A November 5, 2013 article in the New York Times detailed why Family Banks are becoming the new family business. Like a family business, they provide opportunities to teach financial skills and transfer experience, wisdom and know-how. Best yet, Family Banks don’t require a conventional business to implement, and they work with families of diversified interests and career paths — which seem to be most families nowadays! With the continued shift towards virtual and online transactions, Family Banks can be a helpful tool used by families that are spread across the country and even the globe.

While the exact reasons for starting a Family Bank may be as different as families themselves, some common motivations are:

1.  Growth of assets.

Family Banks that use permanent life insurance aren’t simply a way to track, manage, loan, and repay assets. They are also a safe and reliable growth strategy. When compared with other safe storage solutions for cash, such as savings accounts, certificates of deposit, and money market funds, there is simply no comparison for growth potential.

2.  Unparalleled financial flexibility.

Oftentimes, seniors with assets are hesitant (as well they should be) to use irrevocable trusts and other financial instruments that could limit their OWN use of and access to their money. After all, who knows how long they will live? What sort of health they will enjoy? What kind of assistance they might need later in life?

Financial flexibility is key and actually allows people to save more when they know that the money is not locked up in “money jail.” Permanent whole life can provide many of the advantages similar to trusts with greater flexibility and additional benefits.

3.  Create a source of lending for family members.

The most common uses for Family Banks include funding higher education, down payment for buying a house, and starting businesses. As policy loans do not have to fit within narrow bank or mortgage guidelines, constructive uses for policy loans are only limited by one’s imagination and the Family Bank’s approval process.

Family Banking allows for money to be put to USE while also maintaining a level of CONTROL over the money. It is an excellent structure to teach children how to utilize money in a productive, responsible way, and to train them that “mom and dad” (or ATMs) are not the source of all money.

4.  Permanent protection for all generations.

The structure of a Family Bank helps to ensure that every generation is adequately protected with life insurance, with no risk of losing that protection for reasons of health or insurability.

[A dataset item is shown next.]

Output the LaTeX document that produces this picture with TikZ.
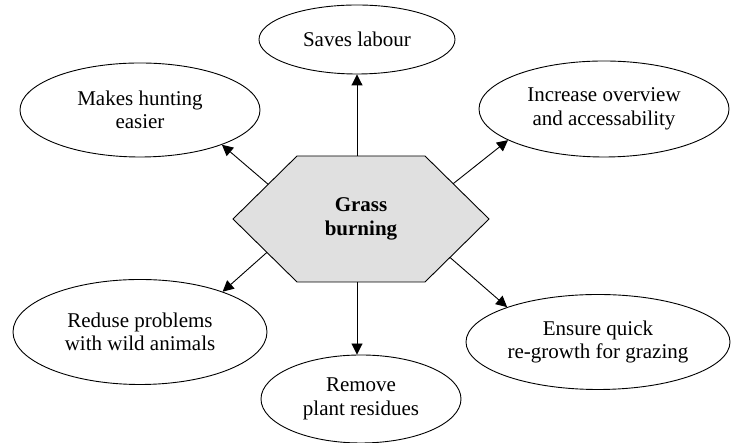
\documentclass[tikz,border=0pt]{standalone}
\usepackage{fontspec}
\setmainfont{Liberation Serif}
\usetikzlibrary{shapes.geometric,arrows.meta,calc}
\definecolor{hexfill}{RGB}{224,224,224}
\begin{document}
\begin{tikzpicture}[x=1pt,y=1pt,
  bubble/.style={ellipse,draw=black,line width=0.9pt,inner sep=0pt,align=center,font=\fontsize{21}{23.5}\selectfont},
  conn/.style={line width=0.9pt,-{Triangle[length=11pt,width=11pt]}},
  hexshape/.style={draw=black,line width=0.9pt,fill=hexfill,line join=miter}]
\useasboundingbox (0,0) rectangle (731,443);
% hexagon
\coordinate (L) at (233,224);
\coordinate (TL) at (297,287);
\coordinate (TR) at (425,287);
\coordinate (R) at (489,224);
\coordinate (BR) at (425,161);
\coordinate (BL) at (297,161);
\draw[hexshape] (L) -- (TL) -- (TR) -- (R) -- (BR) -- (BL) -- cycle;
\node[font=\bfseries\fontsize{21}{24.3}\selectfont, align=center] (hex) at (361,224) {Grass\\burning};
% ellipses
\node[bubble,minimum width=196pt,minimum height=69pt] (sl) at (357,403.5) {Saves labour};
\node[bubble,minimum width=240pt,minimum height=94pt] (mh) at (140,333) {Makes hunting\\easier};
\node[bubble,minimum width=250pt,minimum height=96pt] (io) at (604,334) {Increase overview\\and accessability};
\node[bubble,minimum width=254pt,minimum height=105pt] (rp) at (140,111) {Reduse problems\\with wild animals};
\node[bubble,minimum width=200pt,minimum height=88pt] (rm) at (361,44) {Remove\\plant residues};
\node[bubble,minimum width=264pt,minimum height=95pt] (eq) at (598,101) {Ensure quick\\re-growth for grazing};
% connector start points on the hexagon
\coordinate (sU) at (357,287);
\coordinate (sUL) at ($(L)!0.55!(TL)$);
\coordinate (sUR) at ($(R)!0.56!(TR)$);
\coordinate (sLL) at ($(L)!0.53!(BL)$);
\coordinate (sD) at (357,161);
\coordinate (sLR) at ($(R)!0.61!(BR)$);
\draw[conn] (sU) -- (sl.south);
\draw[conn] (sUL) -- (mh.-23);
\draw[conn] (sUR) -- (io.198);
\draw[conn] (sLL) -- (rp.26);
\draw[conn] (sD) -- (sD |- rm.north);
\draw[conn] (sLR) -- (eq.159);
\end{tikzpicture}
\end{document}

One of the advantages of a Family Bank is that often, children are given a “head start” on their whole life policies by a parent or grandparent. This prevents a child from being turned down for reasons of insurability and also ensures that a term price hike won’t put life insurance suddenly out of reach.

5.  Unparalleled estate planning benefits.

Families have used whole life insurance for generations to hold, grow and pass tax-free assets along to their heirs. This should be no surprise, as life insurance was designed to do just that! The Family Bank holds these life insurance policies in place to facilitate generational wealth transfer, ultimately making estate planning a simpler process that avoids messy probate issues.

6.  Teaching valuable financial skills.

Helping your children learn the habit of saving (whether they are in 4th grade or whether they have families of their own) is perhaps the most important financial lesson one can teach their children and grandchildren!

There are other valuable financial skills that Family Bank participants develop, such as:

  • Learning to talk about money
  • Observing the value of a long-term wealth strategy
  • Learning to apply for, obtain, and payoff loans according to established Family Bank guidelines
  • Writing a business plan or doing a savings analysis
  • Learning what to do with a large sum of money

7.  Leaving a legacy of more than money.

Family Banks provide an opportunity to divert money from “involuntary charity” in the form of taxation and put it to use in ways that support the values and priorities that are important to your family. Family banks can be used for charitable donations, family projects, and travel, and they can prove invaluable when financial challenges or other financial opportunities emerge.

A Family Bank is much more than a financial strategy, asset, or method for passing assets generationally and providing funding… it is a compelling opportunity to pass along values, priorities, habits, stories, traditions, and more.

Family Banking Philosophy: A Tale of Two Fortunes

Piggy bank - vis á vis

Instead of giving money to children and grandchildren, a Family Bank can loan money in ways that can increase their success and independence. Adult children can take on the role of stewards and producers of family wealth, rather than consumers of it. This distinction is critical.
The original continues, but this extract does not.